An Oregon Wine Rebellion Reflects a Maturing Industry

Something strange happened on the way to passing wine legislation in Oregon…a rebellion broke out.

Announced five days ago was the formation of a new Oregon wine trade association: The Oregon Wine Council (OWC)

According to the Council’s press release:

“The Oregon Wine Council (OWC) has formed with a board of directors and members representing the wine industry statewide. Forming from the coalition who defended the wine industry from anti-competitive wine legislation during the 2019 Oregon Legislature, the OWC represents growers, producers and businesses supporting the wine industry and is focused on uniting the wine industry and speaking with one voice….During the 2019 Oregon Legislative session bills were introduced about wine labeling, fruit sales outside Oregon, purity standards and creating new licensure laws. SB111, sponsored by the Oregon Winegrowers Association (OWA) was the catalyst for opposition. The coalition that defeated SB111 is now the OWC. OWC’s membership believes the OWA has not represented our best interests, nor the interests of the statewide wine industry.”

That’s not too subtle.

However, the fact is that the coalition of growers and wineries that seemingly broke away from the Oregon Winegrowers Association to form the Oregon Wine Council is the same coalition of mainly southern Oregon growers and wineries that successfully defeated Oregon Senate Bill 111 earlier this year. SB 111 would have made changes to the way grapes wee sold that members of the new Oregon Wine Council saw as extremely anti-competitive and impacting the southern Oregon wine industry in a much more significant way than the northern (read: Willamette Valley) part of the industry.

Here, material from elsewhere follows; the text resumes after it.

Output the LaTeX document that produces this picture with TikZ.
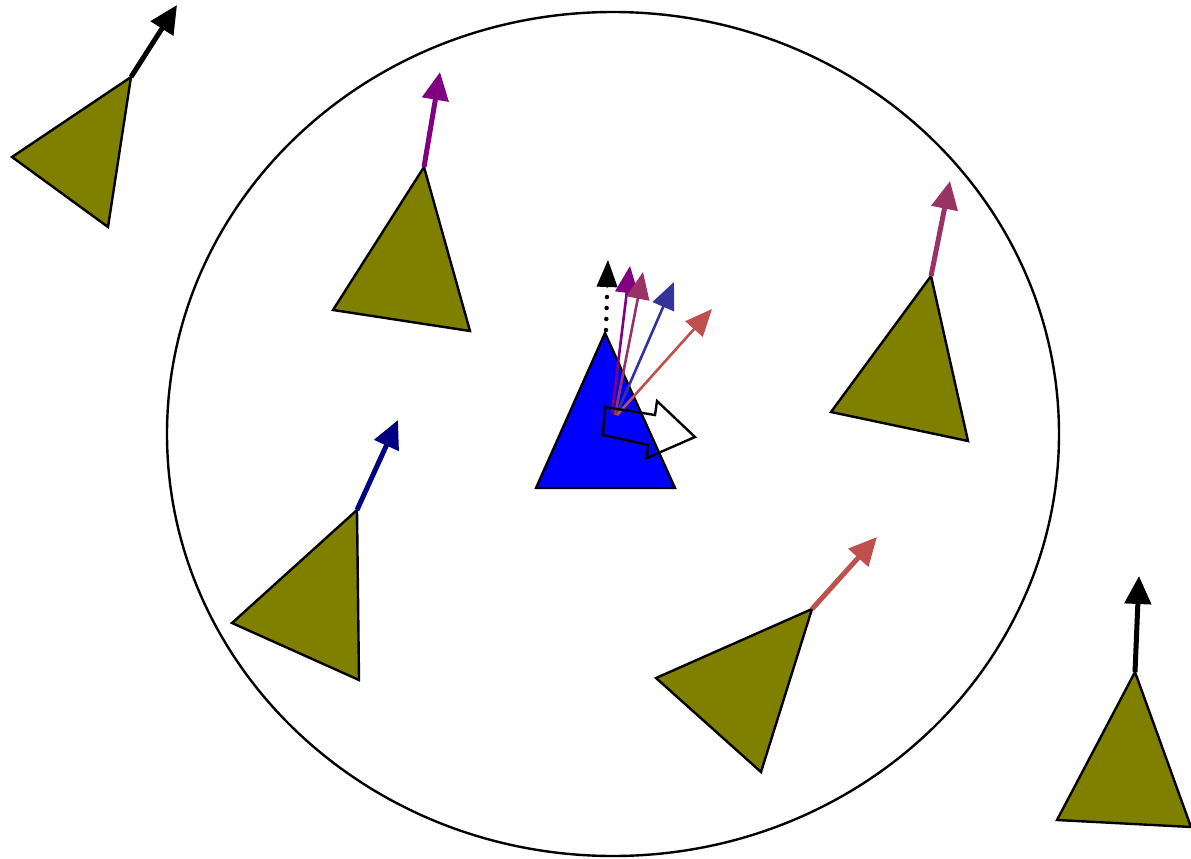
\documentclass[tikz,border=0pt]{standalone}
\usetikzlibrary{arrows.meta}
\definecolor{olivec}{HTML}{808000}
\definecolor{purp}{HTML}{800080}
\definecolor{mag}{HTML}{993366}
\definecolor{navyc}{HTML}{000080}
\definecolor{blu}{HTML}{333399}
\definecolor{redc}{HTML}{C0504D}
\begin{document}
\begin{tikzpicture}[x=1pt,y=-1pt,
  tri/.style={draw=black,fill=olivec,line width=2.4pt,line join=miter},
  bigarrow/.style={line width=5pt,-{Triangle[length=28pt,width=26pt]}},
  smallarrow/.style={line width=2.6pt,-{Triangle[length=27pt,width=23pt]}}]
\useasboundingbox (0,0) rectangle (1191,859);
\draw[line width=2.4pt] (613,434) ellipse [x radius=446, y radius=422];
% olive triangles
\draw[tri] (131,77) -- (12,157) -- (108,227) -- cycle;
\draw[tri] (424,167) -- (333,310) -- (470,331) -- cycle;
\draw[tri] (931,276) -- (831,412) -- (968,441) -- cycle;
\draw[tri] (357,510) -- (232,623) -- (359,680) -- cycle;
\draw[tri] (812,609) -- (656,678) -- (761,772) -- cycle;
\draw[tri] (1135,672) -- (1057,820) -- (1191,827) -- cycle;
% their heading arrows
\draw[bigarrow,black] (131,77) -- (177,5);
\draw[bigarrow,purp] (424,167) -- (440,72);
\draw[bigarrow,mag] (931,276) -- (950,181);
\draw[bigarrow,navyc] (357,510) -- (398,420);
\draw[bigarrow,redc] (812,609) -- (877,537);
\draw[bigarrow,black] (1135,672) -- (1139,576);
% blue agent
\draw[draw=black,fill=blue,line width=2.4pt] (605,333) -- (536,488) -- (675,488) -- cycle;
\draw[black,line width=4.5pt,line cap=round,dash pattern=on 0pt off 11pt] (606,330) -- (607,296);
\draw[black,line width=1pt,-{Triangle[length=27pt,width=21pt]}] (607,288) -- (608,260);
% small averaged arrows
\draw[smallarrow,purp] (612,413) -- (630,266);
\draw[smallarrow,mag] (615,415) -- (643,272);
\draw[smallarrow,blu] (617,413) -- (674,282);
\draw[smallarrow,redc] (617,415) -- (712,309);
% outline arrow
\draw[line width=2.4pt,line join=miter] (605,407) -- (655,415) -- (657,401) -- (695,437) -- (647,458) -- (648,445) -- (603,435) -- cycle;
\end{tikzpicture}
\end{document}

Make no doubt about it, both the Oregon Winegrowers Association and the new Oregon Wine Council claim to represent the entirely of the Oregon wine industry. This is somewhat awkward. The new OWC doesn’t consider its founding to be a “split” from the OWA, but rather an “opportunity to take on a leadership role and drive the industry forward,” as Scott Kelley of Paul O’Brien Winery explained on a recent podcast from KQEN.

I want to emphasize how unusual it is for a new and/or competing organization to pop up in the wine industry. It almost never happens when it comes to regional AVA associations and it is also rare when you talk about industry or state-wide organizations. Back in the 1990s, we saw the founding of Family Winemakers of California, which was formed after a number of prominent and not-so prominent wineries became disenchanted with how the state-wide California Wine Insitute was addressing new issues like direct-to-consumer shipping and attacks by neo-Prohibitionists. A similar split occurred in Washington State with the emergence of Familly Winemakers of Washington. However, the effort to convince a statewide industry to join the upstart association is not an easy one. OWC is going to have a bit of work on its hands.

Although increasing support for the OWC via increased membership is certainly an important goal of the OWC at the moment, Elin Miller, an OWC Board member and owner of Umpqua Vineyards, told me in an interview that the first goal of the organization is to “put into place an equitable dues and governing structure to place the organization on a sound footing.” Attracting a large and regionally diverse membership will come next.

However, Miller also explained that from a political agenda perspective, the new OWC is set “to oppose any and all new wine-related legislation in the coming 2020 legislative session.” In fact, they’ve reached out to the OWA asking that coalition of wineries and growers to support this legislative pause on the part of the Oregon wine industry in order to take stock of the current regulatory and industry environment before moving forward with any new initiatives, particularly after the busy and tumultuous 2019 legislative session. So far OWA has not agreed on this issue.

In a way, it is not surprising that a new statewide wine trade organization has popped up at this moment. The Oregon wine industry finds itself at an important point in its development. The older leadership guard, which includes many of the icons and founders of the state’s wine industry, are retiring and, well, getting older, while at the same time a new generation of leaders are emerging to oversee and perhaps alter the landscape the founders created. A quickly developing wine industry in the southern part of the state is drawing a great deal more attention and it is doing so not entirely on the back of Pinot Noir, which put the state on the wine map to begin with and still attracts the attention of the wine world. The needs of this newer South Oregon wine industry are in large part what helped create the split in the industry over the SB 111 legislation earlier in the year.

One thing you quickly realize when you come to this state, start observing its wine industry and start interacting with it is that it is a highly collegial tribe of people, yet at the same time somewhat isolated both geographically as well as ideologically from the rest of the Amerian wine industry. Oregon wine finds itself today in the big leagues of the worldwide wine trade. This newer positioning is going to cause various splits, differences of opinion and different approaches to governing a very dynamic industry. The Oregon Wine Council thinks it is time to rejigger the way the industry is governed and who does the representing.